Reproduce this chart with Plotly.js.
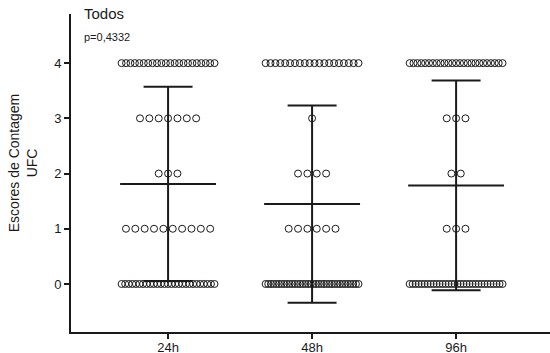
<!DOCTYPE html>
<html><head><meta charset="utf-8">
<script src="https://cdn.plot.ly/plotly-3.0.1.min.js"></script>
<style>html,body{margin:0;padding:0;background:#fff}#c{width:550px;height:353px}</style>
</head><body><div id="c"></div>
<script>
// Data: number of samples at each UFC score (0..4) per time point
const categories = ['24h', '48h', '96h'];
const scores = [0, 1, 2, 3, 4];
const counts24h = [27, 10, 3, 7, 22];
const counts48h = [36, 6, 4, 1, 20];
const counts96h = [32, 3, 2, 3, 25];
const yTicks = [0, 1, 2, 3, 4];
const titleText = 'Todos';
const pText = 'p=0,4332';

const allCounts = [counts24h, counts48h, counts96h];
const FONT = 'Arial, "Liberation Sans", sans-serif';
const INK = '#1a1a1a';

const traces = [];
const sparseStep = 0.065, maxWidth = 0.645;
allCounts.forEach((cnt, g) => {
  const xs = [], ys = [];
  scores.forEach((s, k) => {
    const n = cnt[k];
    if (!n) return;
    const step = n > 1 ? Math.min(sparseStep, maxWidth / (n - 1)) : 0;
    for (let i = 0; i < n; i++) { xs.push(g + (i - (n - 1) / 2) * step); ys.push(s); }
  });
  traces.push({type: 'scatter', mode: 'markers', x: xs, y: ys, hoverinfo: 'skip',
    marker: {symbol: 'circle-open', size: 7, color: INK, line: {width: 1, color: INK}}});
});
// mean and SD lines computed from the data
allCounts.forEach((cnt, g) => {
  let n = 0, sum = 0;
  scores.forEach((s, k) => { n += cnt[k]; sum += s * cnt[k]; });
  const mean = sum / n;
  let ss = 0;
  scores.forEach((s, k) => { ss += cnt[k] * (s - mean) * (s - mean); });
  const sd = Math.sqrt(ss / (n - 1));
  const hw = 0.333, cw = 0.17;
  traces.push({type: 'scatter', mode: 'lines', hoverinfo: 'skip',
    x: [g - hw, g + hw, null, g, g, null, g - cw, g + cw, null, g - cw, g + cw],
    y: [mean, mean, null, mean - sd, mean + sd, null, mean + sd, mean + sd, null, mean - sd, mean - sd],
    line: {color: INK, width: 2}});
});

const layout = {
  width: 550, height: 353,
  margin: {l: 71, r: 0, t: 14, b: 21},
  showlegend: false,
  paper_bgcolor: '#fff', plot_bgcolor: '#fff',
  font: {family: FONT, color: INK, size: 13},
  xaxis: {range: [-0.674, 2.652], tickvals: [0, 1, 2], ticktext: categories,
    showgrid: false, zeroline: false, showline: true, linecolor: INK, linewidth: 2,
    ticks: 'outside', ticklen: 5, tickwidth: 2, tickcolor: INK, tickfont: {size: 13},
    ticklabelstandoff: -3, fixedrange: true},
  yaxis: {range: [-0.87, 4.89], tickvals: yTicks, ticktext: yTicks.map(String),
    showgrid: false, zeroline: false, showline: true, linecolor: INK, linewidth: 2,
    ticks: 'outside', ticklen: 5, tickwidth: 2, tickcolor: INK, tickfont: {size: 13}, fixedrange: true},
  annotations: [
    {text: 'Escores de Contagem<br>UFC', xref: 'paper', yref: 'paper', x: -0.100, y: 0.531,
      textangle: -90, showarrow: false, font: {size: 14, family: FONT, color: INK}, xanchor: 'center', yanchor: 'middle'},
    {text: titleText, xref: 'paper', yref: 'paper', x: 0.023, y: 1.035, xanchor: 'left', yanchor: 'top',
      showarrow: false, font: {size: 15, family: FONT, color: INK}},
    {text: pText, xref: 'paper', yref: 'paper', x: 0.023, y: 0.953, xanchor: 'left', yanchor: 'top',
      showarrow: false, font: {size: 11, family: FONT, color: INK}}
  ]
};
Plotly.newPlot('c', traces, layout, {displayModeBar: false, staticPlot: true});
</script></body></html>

━━━━━━━━

### Work to be completed
Return the listing above unchanged, apart from dropping its pictures.

### Exercise answer
Reproduce this chart with Plotly.js.
<!DOCTYPE html>
<html><head><meta charset="utf-8">
<script src="https://cdn.plot.ly/plotly-3.0.1.min.js"></script>
<style>html,body{margin:0;padding:0;background:#fff}#c{width:550px;height:353px}</style>
</head><body><div id="c"></div>
<script>
// Data: number of samples at each UFC score (0..4) per time point
const categories = ['24h', '48h', '96h'];
const scores = [0, 1, 2, 3, 4];
const counts24h = [27, 10, 3, 7, 22];
const counts48h = [36, 6, 4, 1, 20];
const counts96h = [32, 3, 2, 3, 25];
const yTicks = [0, 1, 2, 3, 4];
const titleText = 'Todos';
const pText = 'p=0,4332';

const allCounts = [counts24h, counts48h, counts96h];
const FONT = 'Arial, "Liberation Sans", sans-serif';
const INK = '#1a1a1a';

const traces = [];
const sparseStep = 0.065, maxWidth = 0.645;
allCounts.forEach((cnt, g) => {
  const xs = [], ys = [];
  scores.forEach((s, k) => {
    const n = cnt[k];
    if (!n) return;
    const step = n > 1 ? Math.min(sparseStep, maxWidth / (n - 1)) : 0;
    for (let i = 0; i < n; i++) { xs.push(g + (i - (n - 1) / 2) * step); ys.push(s); }
  });
  traces.push({type: 'scatter', mode: 'markers', x: xs, y: ys, hoverinfo: 'skip',
    marker: {symbol: 'circle-open', size: 7, color: INK, line: {width: 1, color: INK}}});
});
// mean and SD lines computed from the data
allCounts.forEach((cnt, g) => {
  let n = 0, sum = 0;
  scores.forEach((s, k) => { n += cnt[k]; sum += s * cnt[k]; });
  const mean = sum / n;
  let ss = 0;
  scores.forEach((s, k) => { ss += cnt[k] * (s - mean) * (s - mean); });
  const sd = Math.sqrt(ss / (n - 1));
  const hw = 0.333, cw = 0.17;
  traces.push({type: 'scatter', mode: 'lines', hoverinfo: 'skip',
    x: [g - hw, g + hw, null, g, g, null, g - cw, g + cw, null, g - cw, g + cw],
    y: [mean, mean, null, mean - sd, mean + sd, null, mean + sd, mean + sd, null, mean - sd, mean - sd],
    line: {color: INK, width: 2}});
});

const layout = {
  width: 550, height: 353,
  margin: {l: 71, r: 0, t: 14, b: 21},
  showlegend: false,
  paper_bgcolor: '#fff', plot_bgcolor: '#fff',
  font: {family: FONT, color: INK, size: 13},
  xaxis: {range: [-0.674, 2.652], tickvals: [0, 1, 2], ticktext: categories,
    showgrid: false, zeroline: false, showline: true, linecolor: INK, linewidth: 2,
    ticks: 'outside', ticklen: 5, tickwidth: 2, tickcolor: INK, tickfont: {size: 13},
    ticklabelstandoff: -3, fixedrange: true},
  yaxis: {range: [-0.87, 4.89], tickvals: yTicks, ticktext: yTicks.map(String),
    showgrid: false, zeroline: false, showline: true, linecolor: INK, linewidth: 2,
    ticks: 'outside', ticklen: 5, tickwidth: 2, tickcolor: INK, tickfont: {size: 13}, fixedrange: true},
  annotations: [
    {text: 'Escores de Contagem<br>UFC', xref: 'paper', yref: 'paper', x: -0.100, y: 0.531,
      textangle: -90, showarrow: false, font: {size: 14, family: FONT, color: INK}, xanchor: 'center', yanchor: 'middle'},
    {text: titleText, xref: 'paper', yref: 'paper', x: 0.023, y: 1.035, xanchor: 'left', yanchor: 'top',
      showarrow: false, font: {size: 15, family: FONT, color: INK}},
    {text: pText, xref: 'paper', yref: 'paper', x: 0.023, y: 0.953, xanchor: 'left', yanchor: 'top',
      showarrow: false, font: {size: 11, family: FONT, color: INK}}
  ]
};
Plotly.newPlot('c', traces, layout, {displayModeBar: false, staticPlot: true});
</script></body></html>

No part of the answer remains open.